- WRITTEN REQUEST
In the entries below, find the line containing "Give me the React, TypeScript" and the line containing "const TICK_LABELS = ['-16', '-8', '0', '8', '16'];". Copy those two lines and everything between them exactly, without the pictures.

- Dataset excerpt
-=-=-=-=-

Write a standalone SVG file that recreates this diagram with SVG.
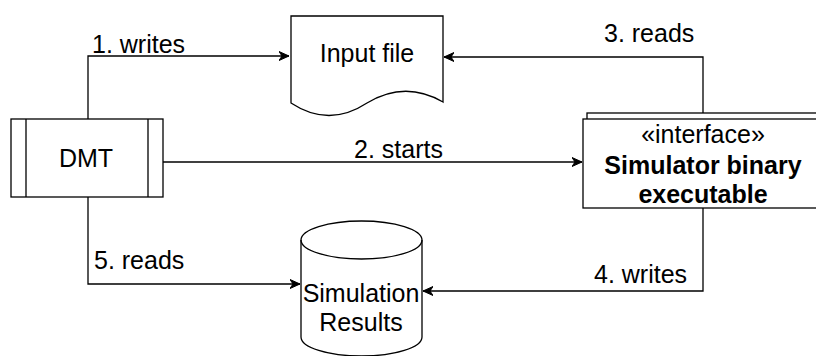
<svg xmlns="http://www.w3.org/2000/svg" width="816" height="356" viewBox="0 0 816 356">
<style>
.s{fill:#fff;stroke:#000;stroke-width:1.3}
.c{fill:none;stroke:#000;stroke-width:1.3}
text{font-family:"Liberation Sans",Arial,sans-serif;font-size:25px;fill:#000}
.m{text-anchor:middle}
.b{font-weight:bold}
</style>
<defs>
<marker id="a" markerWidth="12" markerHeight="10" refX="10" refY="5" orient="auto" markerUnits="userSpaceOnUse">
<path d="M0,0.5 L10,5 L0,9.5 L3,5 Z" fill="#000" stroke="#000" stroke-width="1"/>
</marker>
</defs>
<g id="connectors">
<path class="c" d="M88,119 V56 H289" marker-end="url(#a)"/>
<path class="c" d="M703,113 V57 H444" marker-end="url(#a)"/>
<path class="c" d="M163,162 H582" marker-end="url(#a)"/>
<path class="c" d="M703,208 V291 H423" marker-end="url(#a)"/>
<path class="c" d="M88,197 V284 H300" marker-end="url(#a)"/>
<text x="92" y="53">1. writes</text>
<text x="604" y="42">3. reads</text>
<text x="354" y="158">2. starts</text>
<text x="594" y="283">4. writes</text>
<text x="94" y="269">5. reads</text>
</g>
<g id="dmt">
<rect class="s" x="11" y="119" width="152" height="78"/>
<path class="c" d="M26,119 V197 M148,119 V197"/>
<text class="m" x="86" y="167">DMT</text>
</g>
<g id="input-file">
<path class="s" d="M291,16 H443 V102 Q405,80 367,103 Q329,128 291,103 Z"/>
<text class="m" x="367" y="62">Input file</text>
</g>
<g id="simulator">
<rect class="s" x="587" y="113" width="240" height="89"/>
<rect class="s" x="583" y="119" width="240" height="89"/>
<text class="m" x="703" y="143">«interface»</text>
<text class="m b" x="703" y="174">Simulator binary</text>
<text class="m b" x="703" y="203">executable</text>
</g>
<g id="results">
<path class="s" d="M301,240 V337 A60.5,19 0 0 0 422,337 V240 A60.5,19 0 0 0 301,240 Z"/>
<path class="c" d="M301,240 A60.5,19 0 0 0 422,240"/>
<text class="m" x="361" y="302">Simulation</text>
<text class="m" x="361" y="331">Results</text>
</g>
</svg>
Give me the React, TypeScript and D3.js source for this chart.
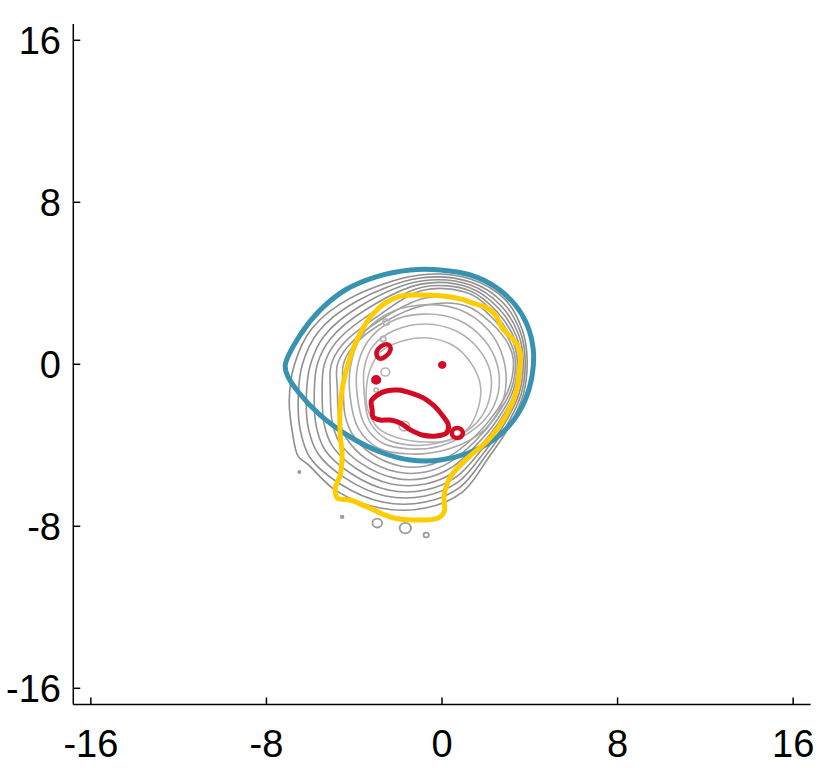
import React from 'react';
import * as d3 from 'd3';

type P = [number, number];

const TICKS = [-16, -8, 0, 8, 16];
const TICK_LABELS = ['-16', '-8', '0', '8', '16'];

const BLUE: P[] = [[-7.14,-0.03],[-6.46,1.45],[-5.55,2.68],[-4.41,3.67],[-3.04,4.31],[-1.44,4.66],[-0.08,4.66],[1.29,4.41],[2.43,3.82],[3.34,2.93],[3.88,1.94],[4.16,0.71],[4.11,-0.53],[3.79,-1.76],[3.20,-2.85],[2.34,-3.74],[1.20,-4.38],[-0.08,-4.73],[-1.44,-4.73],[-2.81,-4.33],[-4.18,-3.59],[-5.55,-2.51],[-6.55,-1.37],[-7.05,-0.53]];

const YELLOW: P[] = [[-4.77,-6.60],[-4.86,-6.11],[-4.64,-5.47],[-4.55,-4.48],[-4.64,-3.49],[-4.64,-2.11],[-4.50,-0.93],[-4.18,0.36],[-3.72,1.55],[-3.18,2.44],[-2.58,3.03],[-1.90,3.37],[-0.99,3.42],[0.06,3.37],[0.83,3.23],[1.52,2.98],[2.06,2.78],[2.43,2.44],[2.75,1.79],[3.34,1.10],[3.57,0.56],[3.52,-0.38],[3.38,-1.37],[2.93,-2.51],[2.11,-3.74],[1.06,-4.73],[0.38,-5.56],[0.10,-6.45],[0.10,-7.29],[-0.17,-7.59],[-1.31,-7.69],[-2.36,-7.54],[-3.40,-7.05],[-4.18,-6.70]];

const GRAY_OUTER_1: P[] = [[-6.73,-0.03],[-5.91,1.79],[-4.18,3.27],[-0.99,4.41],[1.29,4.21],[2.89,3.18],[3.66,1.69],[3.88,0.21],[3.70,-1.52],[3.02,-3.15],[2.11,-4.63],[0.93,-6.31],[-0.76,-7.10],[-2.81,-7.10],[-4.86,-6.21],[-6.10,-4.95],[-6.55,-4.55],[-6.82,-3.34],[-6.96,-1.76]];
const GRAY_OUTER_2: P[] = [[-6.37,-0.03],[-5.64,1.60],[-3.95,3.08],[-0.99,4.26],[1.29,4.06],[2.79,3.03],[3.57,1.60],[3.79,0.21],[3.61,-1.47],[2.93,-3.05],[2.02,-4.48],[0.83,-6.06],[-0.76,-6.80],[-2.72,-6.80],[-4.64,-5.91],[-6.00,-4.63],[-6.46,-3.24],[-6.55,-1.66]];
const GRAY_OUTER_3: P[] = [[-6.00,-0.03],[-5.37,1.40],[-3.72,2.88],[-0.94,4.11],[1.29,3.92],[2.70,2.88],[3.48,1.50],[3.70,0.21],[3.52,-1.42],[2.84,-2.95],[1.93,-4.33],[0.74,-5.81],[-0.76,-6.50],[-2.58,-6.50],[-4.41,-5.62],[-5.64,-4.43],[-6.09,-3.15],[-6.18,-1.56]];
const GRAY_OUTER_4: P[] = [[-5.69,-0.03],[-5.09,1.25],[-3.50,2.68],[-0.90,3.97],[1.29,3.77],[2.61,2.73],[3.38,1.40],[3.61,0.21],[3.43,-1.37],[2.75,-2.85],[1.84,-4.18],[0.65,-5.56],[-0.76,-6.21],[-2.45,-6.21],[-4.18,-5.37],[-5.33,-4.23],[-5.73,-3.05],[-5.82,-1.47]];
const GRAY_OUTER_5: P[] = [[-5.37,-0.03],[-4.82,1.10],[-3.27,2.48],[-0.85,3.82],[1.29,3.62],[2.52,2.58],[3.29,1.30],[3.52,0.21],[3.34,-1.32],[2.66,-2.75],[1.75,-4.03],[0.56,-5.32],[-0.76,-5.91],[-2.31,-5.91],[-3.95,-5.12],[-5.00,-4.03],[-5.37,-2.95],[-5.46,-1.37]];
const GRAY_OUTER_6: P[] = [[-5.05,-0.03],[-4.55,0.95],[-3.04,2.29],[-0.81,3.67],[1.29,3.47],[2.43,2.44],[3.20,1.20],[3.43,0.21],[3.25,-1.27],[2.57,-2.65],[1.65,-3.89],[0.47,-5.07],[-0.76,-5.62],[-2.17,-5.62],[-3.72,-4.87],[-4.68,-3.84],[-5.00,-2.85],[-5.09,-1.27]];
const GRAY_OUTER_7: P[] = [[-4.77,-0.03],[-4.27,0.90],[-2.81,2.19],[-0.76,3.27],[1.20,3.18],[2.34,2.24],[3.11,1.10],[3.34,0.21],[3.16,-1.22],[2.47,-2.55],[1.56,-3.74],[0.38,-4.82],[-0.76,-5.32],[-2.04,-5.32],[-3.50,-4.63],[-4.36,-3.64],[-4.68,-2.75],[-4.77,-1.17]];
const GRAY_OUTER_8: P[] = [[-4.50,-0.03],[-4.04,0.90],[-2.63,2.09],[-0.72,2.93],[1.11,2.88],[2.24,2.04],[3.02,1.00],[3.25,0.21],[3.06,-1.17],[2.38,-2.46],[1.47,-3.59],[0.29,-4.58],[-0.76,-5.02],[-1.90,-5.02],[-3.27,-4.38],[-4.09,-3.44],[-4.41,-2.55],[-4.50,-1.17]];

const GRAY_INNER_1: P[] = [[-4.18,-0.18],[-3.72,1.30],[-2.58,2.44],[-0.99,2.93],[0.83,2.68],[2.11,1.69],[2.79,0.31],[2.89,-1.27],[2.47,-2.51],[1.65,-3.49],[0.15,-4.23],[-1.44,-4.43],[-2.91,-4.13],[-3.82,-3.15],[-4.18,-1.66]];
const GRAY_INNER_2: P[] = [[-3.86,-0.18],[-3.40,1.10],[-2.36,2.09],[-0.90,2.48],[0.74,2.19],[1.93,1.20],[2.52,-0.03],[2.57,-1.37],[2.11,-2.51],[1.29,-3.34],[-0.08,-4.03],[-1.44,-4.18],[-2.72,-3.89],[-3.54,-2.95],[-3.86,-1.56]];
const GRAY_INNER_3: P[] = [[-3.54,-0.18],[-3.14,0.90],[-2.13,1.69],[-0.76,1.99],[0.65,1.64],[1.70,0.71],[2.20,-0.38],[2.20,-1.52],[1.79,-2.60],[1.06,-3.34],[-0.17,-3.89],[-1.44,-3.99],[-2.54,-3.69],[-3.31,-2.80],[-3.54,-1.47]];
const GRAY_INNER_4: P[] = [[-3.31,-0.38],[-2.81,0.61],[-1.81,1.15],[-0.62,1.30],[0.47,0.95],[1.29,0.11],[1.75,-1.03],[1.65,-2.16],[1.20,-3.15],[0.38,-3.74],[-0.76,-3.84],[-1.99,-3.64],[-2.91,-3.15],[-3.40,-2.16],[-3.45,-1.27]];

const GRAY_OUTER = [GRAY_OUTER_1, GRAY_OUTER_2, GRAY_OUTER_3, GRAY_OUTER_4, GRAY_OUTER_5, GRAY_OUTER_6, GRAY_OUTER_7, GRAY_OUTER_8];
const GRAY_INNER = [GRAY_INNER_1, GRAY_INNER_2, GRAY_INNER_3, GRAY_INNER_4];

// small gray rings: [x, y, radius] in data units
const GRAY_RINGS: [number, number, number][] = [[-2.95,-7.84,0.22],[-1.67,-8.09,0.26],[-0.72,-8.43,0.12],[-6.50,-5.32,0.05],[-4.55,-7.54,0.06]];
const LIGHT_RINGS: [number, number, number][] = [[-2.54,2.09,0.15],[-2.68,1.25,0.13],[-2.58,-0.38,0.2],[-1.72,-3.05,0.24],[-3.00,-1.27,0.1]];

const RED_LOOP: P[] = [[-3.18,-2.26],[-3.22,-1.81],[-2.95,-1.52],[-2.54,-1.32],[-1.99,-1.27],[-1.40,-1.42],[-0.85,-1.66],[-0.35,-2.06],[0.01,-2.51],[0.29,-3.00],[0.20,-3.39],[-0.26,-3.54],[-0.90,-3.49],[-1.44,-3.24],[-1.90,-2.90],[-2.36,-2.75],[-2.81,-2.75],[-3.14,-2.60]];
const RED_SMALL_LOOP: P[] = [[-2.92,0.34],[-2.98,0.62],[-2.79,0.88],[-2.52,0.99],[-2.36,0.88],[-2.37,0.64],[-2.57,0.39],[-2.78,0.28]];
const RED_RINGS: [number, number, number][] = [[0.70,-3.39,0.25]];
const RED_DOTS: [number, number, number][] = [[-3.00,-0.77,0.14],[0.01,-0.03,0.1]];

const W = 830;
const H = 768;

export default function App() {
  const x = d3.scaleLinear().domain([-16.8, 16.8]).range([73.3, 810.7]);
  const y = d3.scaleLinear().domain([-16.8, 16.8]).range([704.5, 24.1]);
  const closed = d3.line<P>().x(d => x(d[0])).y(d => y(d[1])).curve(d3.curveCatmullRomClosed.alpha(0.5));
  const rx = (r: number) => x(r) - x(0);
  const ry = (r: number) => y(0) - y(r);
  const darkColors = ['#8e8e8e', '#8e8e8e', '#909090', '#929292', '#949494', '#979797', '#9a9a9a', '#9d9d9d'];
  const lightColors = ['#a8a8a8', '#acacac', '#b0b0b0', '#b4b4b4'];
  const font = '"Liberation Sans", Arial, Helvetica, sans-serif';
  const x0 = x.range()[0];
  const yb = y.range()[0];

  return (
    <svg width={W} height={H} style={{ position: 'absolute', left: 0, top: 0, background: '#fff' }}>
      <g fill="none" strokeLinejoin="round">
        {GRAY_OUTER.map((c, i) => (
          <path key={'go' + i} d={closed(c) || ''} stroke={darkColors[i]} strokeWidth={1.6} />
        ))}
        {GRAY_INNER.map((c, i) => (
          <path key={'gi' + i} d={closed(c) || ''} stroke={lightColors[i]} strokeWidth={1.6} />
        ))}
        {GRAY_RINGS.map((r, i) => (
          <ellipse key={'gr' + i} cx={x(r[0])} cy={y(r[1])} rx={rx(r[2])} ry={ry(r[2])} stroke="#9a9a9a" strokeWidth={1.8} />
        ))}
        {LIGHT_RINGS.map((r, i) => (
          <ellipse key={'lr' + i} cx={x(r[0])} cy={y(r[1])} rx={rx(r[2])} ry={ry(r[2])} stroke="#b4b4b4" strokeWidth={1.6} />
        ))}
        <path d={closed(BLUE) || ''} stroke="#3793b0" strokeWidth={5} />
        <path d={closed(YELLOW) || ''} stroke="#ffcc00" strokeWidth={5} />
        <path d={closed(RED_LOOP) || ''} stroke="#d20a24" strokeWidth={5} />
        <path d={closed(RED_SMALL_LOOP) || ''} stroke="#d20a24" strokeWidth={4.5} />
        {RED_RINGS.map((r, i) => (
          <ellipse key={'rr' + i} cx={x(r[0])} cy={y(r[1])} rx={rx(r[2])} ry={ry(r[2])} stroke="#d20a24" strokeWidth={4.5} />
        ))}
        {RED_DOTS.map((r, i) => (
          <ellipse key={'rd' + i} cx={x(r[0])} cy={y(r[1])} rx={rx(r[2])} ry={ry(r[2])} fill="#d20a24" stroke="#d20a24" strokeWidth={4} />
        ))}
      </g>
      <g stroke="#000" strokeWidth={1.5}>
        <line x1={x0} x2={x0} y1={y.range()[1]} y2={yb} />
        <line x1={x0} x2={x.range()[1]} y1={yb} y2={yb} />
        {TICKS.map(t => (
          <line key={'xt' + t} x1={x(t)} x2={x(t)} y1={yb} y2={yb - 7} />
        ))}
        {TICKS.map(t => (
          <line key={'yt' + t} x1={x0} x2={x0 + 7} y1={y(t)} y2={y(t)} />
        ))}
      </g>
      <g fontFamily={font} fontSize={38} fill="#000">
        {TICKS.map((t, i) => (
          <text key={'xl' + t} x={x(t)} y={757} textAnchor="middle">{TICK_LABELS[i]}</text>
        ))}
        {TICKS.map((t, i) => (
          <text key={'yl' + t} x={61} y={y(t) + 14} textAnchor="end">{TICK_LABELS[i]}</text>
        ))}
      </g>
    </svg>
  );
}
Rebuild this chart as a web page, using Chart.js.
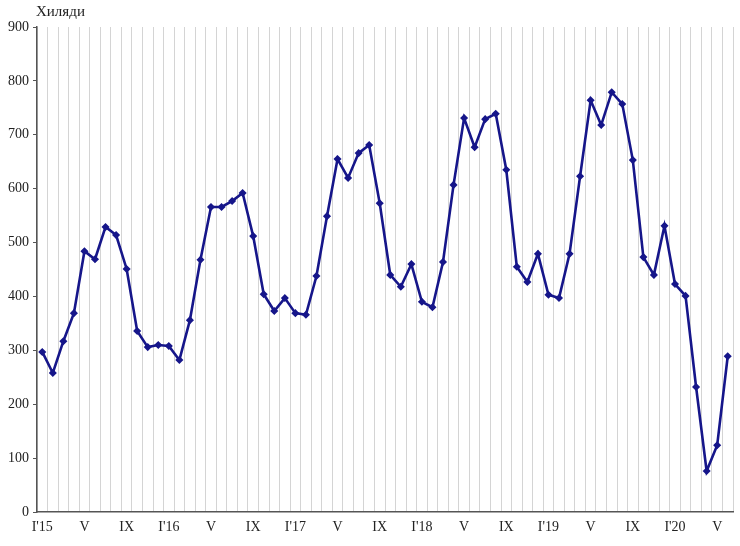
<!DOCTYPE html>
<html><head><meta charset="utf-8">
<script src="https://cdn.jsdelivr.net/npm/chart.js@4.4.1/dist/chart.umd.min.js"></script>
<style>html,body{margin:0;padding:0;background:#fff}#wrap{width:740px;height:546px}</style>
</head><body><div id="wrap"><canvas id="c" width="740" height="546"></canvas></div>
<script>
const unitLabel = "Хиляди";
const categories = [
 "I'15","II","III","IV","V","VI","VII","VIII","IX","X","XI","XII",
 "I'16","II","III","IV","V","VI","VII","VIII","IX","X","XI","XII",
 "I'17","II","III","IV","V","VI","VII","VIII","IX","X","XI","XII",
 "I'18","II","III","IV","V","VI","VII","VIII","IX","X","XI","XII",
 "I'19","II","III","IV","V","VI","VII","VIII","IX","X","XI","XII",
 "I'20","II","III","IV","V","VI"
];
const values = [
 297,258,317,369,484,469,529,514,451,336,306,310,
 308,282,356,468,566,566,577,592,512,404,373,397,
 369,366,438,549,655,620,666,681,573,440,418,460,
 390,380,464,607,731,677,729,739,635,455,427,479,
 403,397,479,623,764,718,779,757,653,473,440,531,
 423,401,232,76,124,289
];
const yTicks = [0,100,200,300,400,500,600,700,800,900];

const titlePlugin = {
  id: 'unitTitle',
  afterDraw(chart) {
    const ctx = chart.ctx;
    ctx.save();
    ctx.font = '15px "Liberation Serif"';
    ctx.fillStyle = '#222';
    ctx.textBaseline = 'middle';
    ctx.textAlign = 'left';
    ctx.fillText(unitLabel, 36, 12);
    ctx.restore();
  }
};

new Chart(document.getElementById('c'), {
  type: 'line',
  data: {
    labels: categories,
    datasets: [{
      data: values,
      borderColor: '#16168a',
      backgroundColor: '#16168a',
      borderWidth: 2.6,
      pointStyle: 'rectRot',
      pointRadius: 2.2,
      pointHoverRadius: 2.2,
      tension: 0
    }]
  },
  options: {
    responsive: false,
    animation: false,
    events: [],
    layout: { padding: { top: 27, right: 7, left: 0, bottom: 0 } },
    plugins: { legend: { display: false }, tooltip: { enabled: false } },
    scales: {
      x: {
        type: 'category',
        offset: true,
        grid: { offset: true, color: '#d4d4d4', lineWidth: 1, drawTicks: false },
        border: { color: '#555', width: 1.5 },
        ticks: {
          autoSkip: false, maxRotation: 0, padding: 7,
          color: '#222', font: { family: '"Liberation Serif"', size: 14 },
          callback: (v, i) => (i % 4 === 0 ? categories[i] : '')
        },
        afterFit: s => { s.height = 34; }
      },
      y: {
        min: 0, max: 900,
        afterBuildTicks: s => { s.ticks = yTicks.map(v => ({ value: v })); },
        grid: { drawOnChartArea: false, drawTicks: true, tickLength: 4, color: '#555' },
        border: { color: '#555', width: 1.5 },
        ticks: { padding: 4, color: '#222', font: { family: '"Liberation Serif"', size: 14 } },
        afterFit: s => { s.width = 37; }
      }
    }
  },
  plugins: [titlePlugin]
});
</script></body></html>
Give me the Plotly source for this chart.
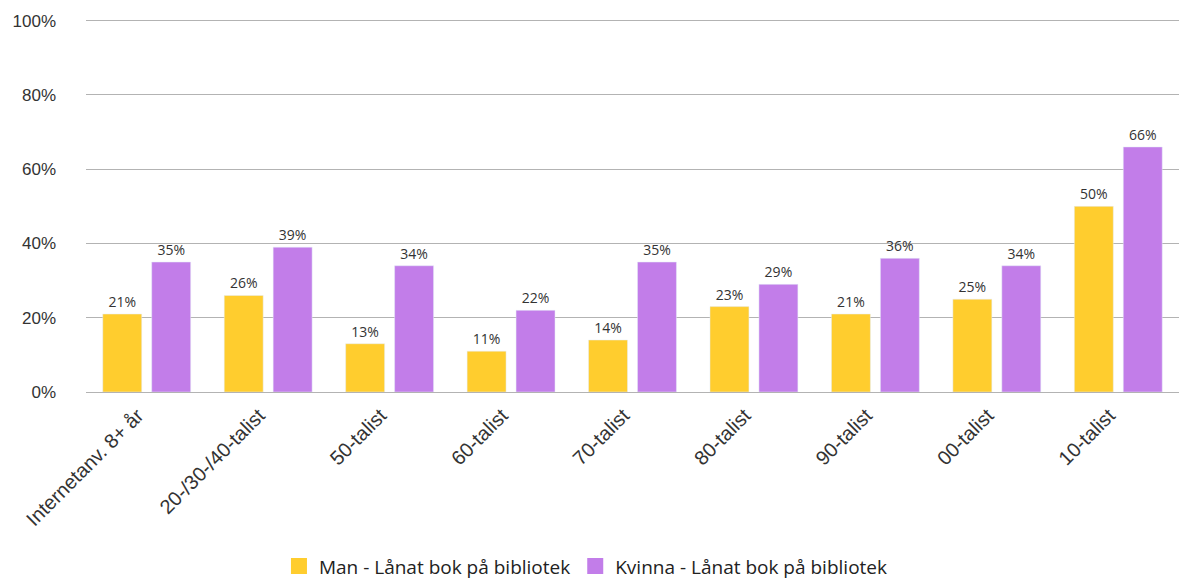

-=-=-=-=-

- ANSWER TO THIS PROBLEM
Give me the React, TypeScript and D3.js source for this chart.
import React from 'react';
import * as d3 from 'd3';

type P = [number, number];

const TICKS = [-16, -8, 0, 8, 16];
const TICK_LABELS = ['-16', '-8', '0', '8', '16'];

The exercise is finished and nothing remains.